With sophisticated eyebrow lifting, Clark regrets that perhaps 50 per cent of Americans fly to Acapulco for their entire stay. Who in his right mind would neglect Mexico City with its 8.5 million inhabitants and its art, music, architecture, and history? What a pity not to have felt the heartbeat of historic Mexico City in El Zòcalo, the enormous plaza, rimmed by America's largest cathedral and the Mexican National Palace! The Palace of Fine Arts contains a sumptuous opera house, a concert hall, a museum of popular arts, a gallery of paintings, and several salons for current exhibitions of art works.
In Taxco Clark prefers for a hotel the Posada de la Misiòn where "the whole town hangs before one's eyes like an incredible tapestry, red of hue by day from the innumerable tiled roofs, a banner of scintillant lights by night."
"A Traveller's Dream Come True." That's Guadalajara, Mexico's second largest city, population 1.3 million, glamorous and relaxed, with lovely plazas to be loafed in, 120 handsome fountains to be admired, women of special beauty, a whirlwind of sports (bullfights, baseball, soccer, rodeos, boxing, cock fights, and polo).

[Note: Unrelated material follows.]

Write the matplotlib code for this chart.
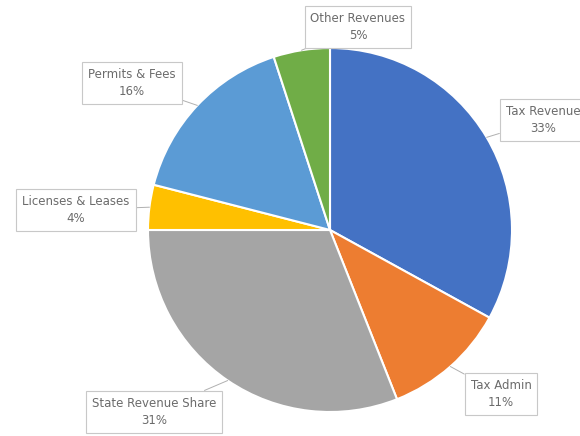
import matplotlib.pyplot as plt
import numpy as np

categories = ["Tax Revenue", "Tax Admin", "State Revenue Share",
              "Licenses & Leases", "Permits & Fees", "Other Revenues"]
shares = [33, 11, 31, 4, 16, 5]
colors = ["#4472C4", "#ED7D31", "#A5A5A5", "#FFC000", "#5B9BD5", "#70AD47"]

# label box centres in pixel coords (x, y from top)
label_pos = [(543, 120), (501, 394), (154, 412), (76, 210), (132, 83), (358, 27)]

W, H = 580, 436
cx, cy, r = 330, H - 230, 182

fig = plt.figure(figsize=(5.8, 4.36), dpi=100)
ax = fig.add_axes([0, 0, 1, 1])

ax.pie(shares, colors=colors, startangle=90, counterclock=False,
       center=(cx, cy), radius=r,
       wedgeprops=dict(edgecolor="white", linewidth=1.5))
ax.set_xlim(0, W)
ax.set_ylim(0, H)
ax.set_aspect("equal")
ax.axis("off")

total = sum(shares)
cum = 0
for name, val, (lx, ly) in zip(categories, shares, label_pos):
    mid = 90 - 360 * (cum + val / 2) / total
    cum += val
    px = cx + r * np.cos(np.radians(mid))
    py = cy + r * np.sin(np.radians(mid))
    ax.annotate(f"{name}\n{val}%", xy=(px, py), xytext=(lx, H - ly),
                ha="center", va="center", fontsize=8.5, color="#6b6b6b",
                linespacing=1.45,
                bbox=dict(boxstyle="square,pad=0.5", fc="white", ec="#C8C8C8", lw=0.8),
                arrowprops=dict(arrowstyle="-", color="#B0B0B0", lw=0.7,
                                shrinkA=0, shrinkB=0))

fig.savefig("out.png", dpi=100)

Shoppers go deliciously beserk with bargain temptations in pottery, silver, copper, ceramics, leather, woodwork, furniture, textiles, and fine embroideries. If at bars and restaurants you choose not to drink for 50 or 75 cents the various tequila offerings (Margaritas, Berthas, and Sauzas), you may wave the American flag and encourage the eagle to scream at one of the four neverias, ice cream parlors, there to gloat over 32 flavors of ice cream and sherbet, sodas, malts, and sundaes, all "pasteurized, homogenized, and glamorized."
Breezy, open-minded, and honest, with a love of Mexico as profound as it is joyous, Clark is the sort of travel guide whose hand on a shoulder is knowledgeable and reliable.